Tuesday, October 28, 2008

Spiritual Midgets

From Lisa Miller's Column, "What's God Got to Do With It?" on Joel and Victoria Osteen:
In her new book, "Love Your Life," Victoria Osteen tells the following story. When she and her husband, Joel, were courting, he came over to her house for dinner. She knew he was the son of a prominent Houston pastor and she, a nice Christian girl, was hoping they could talk about Scripture while she prepared the meal. "Joel began flipping through the pages, but before long, he put the Bible down," she wrote. Victoria was disappointed and complained, "I thought you'd be a spiritual giant."

"Joel said nothing and just grinned at me as we carried on with the evening." Later, he joked with friends that she'd called him a "spiritual midget."

With that story, Victoria unconsciously articulates the problem so many outsiders have with Joel and, by extension, with her. Joel Osteen is one of the most popular pastors in the country, but both he and Victoria seem, from the outside at least, to be spiritual midgets. More than 40,000 people come to hear them preach each week in a sanctuary that used to be the home of the Houston Rockets. Millions more watch them on television. Joel's books are best sellers, and Victoria's new one, though arriving in stores this week, is already high on Amazon's spiritual book list. But the theology driving all this success is thin. Over and over, in sermons, books and television interviews, the Osteens repeat their most firmly held beliefs. If you pray to Jesus, you'll get what you want. In a conversation with NEWSWEEK, Victoria defines her Christian belief this way. Religion "is about appreciating what God's given us. He's given us this life, and he wants us to live it to the fullest." (I interviewed her early one morning when the stock market had already plunged 200 points, and she referred to a recent sermon of Joel's in which he said people were like palm trees: "We have a bounce back on the inside of us." That seemed an inane sort of comfort.)

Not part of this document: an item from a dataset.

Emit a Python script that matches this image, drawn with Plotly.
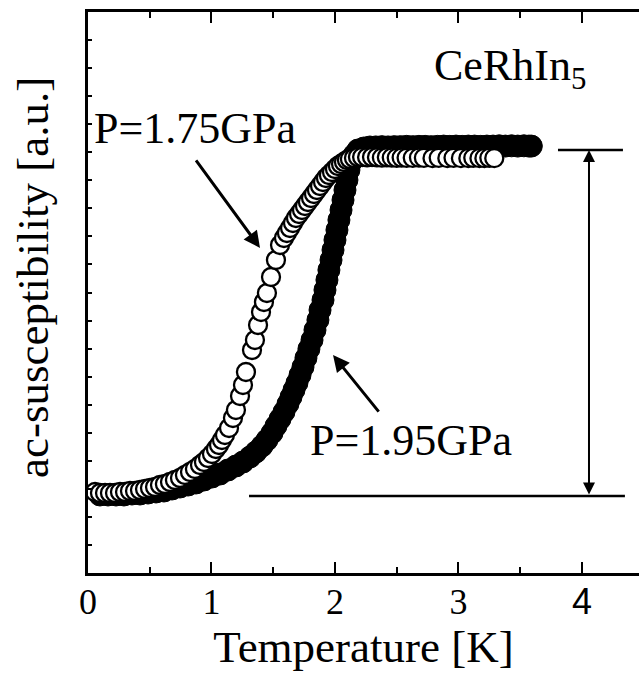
import plotly.graph_objects as go

# P = 1.75 GPa (open circles): temperature [K], ac-susceptibility [a.u.]
T_175 = [0.057, 0.097, 0.138, 0.178, 0.219, 0.259, 0.300, 0.340, 0.381, 0.421,
         0.462, 0.502, 0.543, 0.583, 0.623, 0.664, 0.704, 0.745, 0.785, 0.826,
         0.866, 0.907, 0.939, 0.972, 1.004, 1.036, 1.061, 1.085, 1.109, 1.142,
         1.174, 1.198, 1.231, 1.255, 1.279, 1.328, 1.352, 1.377, 1.401, 1.425,
         1.449, 1.482, 1.522, 1.555, 1.587, 1.611, 1.636, 1.660, 1.684, 1.709,
         1.733, 1.757, 1.781, 1.806, 1.830, 1.854, 1.879, 1.903, 1.927, 1.951,
         1.976, 2.000, 2.024, 2.049, 2.073, 2.097, 2.121, 2.154, 2.186, 2.22,
         2.26, 2.30, 2.34, 2.38, 2.42, 2.46, 2.50, 2.54, 2.58, 2.63,
         2.68, 2.72, 2.79, 2.84, 2.91, 2.96, 3.02, 3.08, 3.12, 3.17,
         3.21, 3.25, 3.29]
chi_175 = [2.888, 2.852, 2.852, 2.852, 2.852, 2.888, 2.888, 2.923, 2.923, 2.959,
           2.995, 3.030, 3.066, 3.137, 3.173, 3.244, 3.316, 3.387, 3.494, 3.601,
           3.708, 3.850, 3.957, 4.100, 4.242, 4.421, 4.563, 4.742, 4.920, 5.169,
           5.526, 5.811, 6.310, 6.702, 7.166, 7.950, 8.307, 8.841, 9.305, 9.661,
           9.982, 10.553, 11.159, 11.693, 11.943, 12.121, 12.299, 12.478, 12.656, 12.799,
           12.941, 13.084, 13.226, 13.369, 13.512, 13.654, 13.797, 13.939, 14.082, 14.189,
           14.296, 14.403, 14.510, 14.581, 14.652, 14.724, 14.759, 14.795, 14.831, 14.83,
           14.82, 14.83, 14.82, 14.81, 14.82, 14.81, 14.80, 14.81, 14.80, 14.80,
           14.81, 14.80, 14.79, 14.80, 14.79, 14.80, 14.79, 14.79, 14.80, 14.79,
           14.79, 14.80, 14.79]

# P = 1.95 GPa (filled circles)
T_195 = [0.097, 0.162, 0.227, 0.291, 0.356, 0.421, 0.486, 0.551, 0.615, 0.680,
         0.745, 0.810, 0.874, 0.939, 1.004, 1.069, 1.134, 1.198, 1.255, 1.312,
         1.360, 1.409, 1.449, 1.490, 1.522, 1.555, 1.587, 1.619, 1.644, 1.668,
         1.692, 1.717, 1.741, 1.765, 1.789, 1.814, 1.838, 1.862, 1.879, 1.903,
         1.919, 1.935, 1.951, 1.968, 1.984, 2.000, 2.016, 2.032, 2.049, 2.065,
         2.081, 2.097, 2.113, 2.130, 2.154, 2.186, 2.235, 2.283, 2.33, 2.38,
         2.43, 2.48, 2.53, 2.58, 2.63, 2.68, 2.73, 2.78, 2.83, 2.88,
         2.93, 2.98, 3.03, 3.08, 3.13, 3.18, 3.23, 3.28, 3.33, 3.38,
         3.43, 3.48, 3.53, 3.57, 3.59]
chi_195 = [2.781, 2.781, 2.781, 2.781, 2.816, 2.816, 2.852, 2.888, 2.923, 2.995,
           3.066, 3.137, 3.209, 3.316, 3.422, 3.529, 3.672, 3.815, 3.957, 4.135,
           4.314, 4.528, 4.742, 4.991, 5.241, 5.490, 5.740, 6.025, 6.275, 6.524,
           6.774, 7.059, 7.344, 7.665, 7.986, 8.307, 8.663, 9.020, 9.376, 9.733,
           10.089, 10.446, 10.802, 11.159, 11.515, 11.872, 12.228, 12.585, 12.941, 13.298,
           13.654, 14.011, 14.367, 14.652, 14.902, 15.080, 15.152, 15.187, 15.19, 15.20,
           15.19, 15.20, 15.20, 15.21, 15.20, 15.21, 15.21, 15.20, 15.21, 15.22,
           15.21, 15.22, 15.21, 15.22, 15.22, 15.21, 15.22, 15.22, 15.23, 15.22,
           15.23, 15.22, 15.23, 15.22, 15.22]

# reference levels of the full diamagnetic step
chi_low = 2.745
chi_high = 15.08

X_RANGE = [0, 4.462]
Y_RANGE = [0, 20]
X_TICKS = [0, 1, 2, 3, 4]
X_TICK_TEXT = ["0", "1", "2", "3", '<span style="font-family:Liberation Sans">4</span>']

FONT = "Liberation Serif"

fig = go.Figure()
fig.add_trace(go.Scatter(
    x=T_195, y=chi_195, mode="markers", name="P=1.95GPa",
    marker=dict(symbol="circle", size=22, color="black",
                line=dict(color="black", width=1)),
    showlegend=False))
fig.add_trace(go.Scatter(
    x=T_175, y=chi_175, mode="markers", name="P=1.75GPa",
    marker=dict(symbol="circle", size=18, color="white",
                line=dict(color="black", width=2.3)),
    showlegend=False))

# step reference lines
fig.add_shape(type="line", xref="x", yref="y", x0=1.304, x1=4.348,
              y0=chi_low, y1=chi_low, line=dict(color="black", width=2.5))
fig.add_shape(type="line", xref="x", yref="y", x0=3.806, x1=4.332,
              y0=chi_high, y1=chi_high, line=dict(color="black", width=2.5))

# double arrow between the levels
fig.add_annotation(x=4.057, y=chi_high, ax=4.057, ay=chi_low, xref="x", yref="y",
                   axref="x", ayref="y", text="", showarrow=True, arrowhead=2,
                   arrowside="end+start", arrowsize=1.2, arrowwidth=2, arrowcolor="black")

# labels with arrows
fig.add_annotation(x=1.393, y=11.59, ax=0.866, ay=14.76, xref="x", yref="y",
                   axref="x", ayref="y", text="", showarrow=True, arrowhead=2,
                   arrowsize=1.1, arrowwidth=3, arrowcolor="black")
fig.add_annotation(x=1.984, y=7.77, ax=2.364, ay=5.70, xref="x", yref="y",
                   axref="x", ayref="y", text="", showarrow=True, arrowhead=2,
                   arrowsize=1.1, arrowwidth=3, arrowcolor="black")

fig.add_annotation(x=0.87, y=15.86, xref="x", yref="y", text="P=1.75GPa",
                   showarrow=False, font=dict(family=FONT, size=44, color="black"))
fig.add_annotation(x=2.615, y=4.74, xref="x", yref="y", text="P=1.95GPa",
                   showarrow=False, font=dict(family=FONT, size=44, color="black"))
fig.add_annotation(x=3.417, y=18.0, xref="x", yref="y", text="CeRhIn<sub>5</sub>",
                   showarrow=False, font=dict(family=FONT, size=44, color="black"))

# y-axis title (placed slightly above the plot centre as in the reference)
fig.add_annotation(xref="paper", yref="paper", x=0, y=0.526, xshift=-55,
                   text="ac-susceptibility [a.u.]", textangle=-90, showarrow=False,
                   xanchor="center", yanchor="middle",
                   font=dict(family=FONT, size=45, color="black"))

fig.update_xaxes(range=X_RANGE, tickvals=X_TICKS, ticktext=X_TICK_TEXT,
                 ticks="inside", ticklen=11, tickwidth=2, tickcolor="black",
                 minor=dict(dtick=0.5, ticks="inside", ticklen=6, tickwidth=2, tickcolor="black"),
                 showline=True, linewidth=2.5, linecolor="black", mirror="ticks",
                 showgrid=False, zeroline=False, ticklabelstandoff=-5,
                 tickfont=dict(family=FONT, size=36, color="black"),
                 title=dict(text="Temperature [K]", font=dict(family=FONT, size=45, color="black"),
                            standoff=0))
fig.update_yaxes(range=Y_RANGE, dtick=1, tick0=0, showticklabels=False,
                 ticks="inside", ticklen=4, tickwidth=1.5, tickcolor="black",
                 showline=True, linewidth=2.5, linecolor="black", mirror=False,
                 showgrid=False, zeroline=False)

fig.update_layout(width=639, height=675, margin=dict(l=88, r=0, t=12, b=102),
                  plot_bgcolor="white", paper_bgcolor="white", showlegend=False)

fig.write_html("out.html", config={"displayModeBar": False},
               post_script="document.body.style.margin='0px';"
                           "document.body.style.overflow='hidden';")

Prosperity preachers are neither new nor unique in America, but the Osteens' version seems especially self-serving. Victoria's book betrays her interest in the kind of small gratifications that rarely extend to other people, let alone to the larger world. She recommends that women take "me time" every day, and indulge occasionally in a (fat-free!) ice cream. She writes repeatedly about her love for the gym. Her relationship advice is retrograde dross: submit to your man, or at least pretend you're submitting, and then do what you want anyway. "I know if I just wait long enough," she writes, "eventually my idea will become Joel's idea, and it will come to pass." When I asked her how she kept her two children interested in church, she answered that even though they were a broccoli and lean-meats household, she gave them doughnuts as a special treat on Sundays. All this is fine, in the pages of a women's magazine or a self-help book. But what has God got to do with it?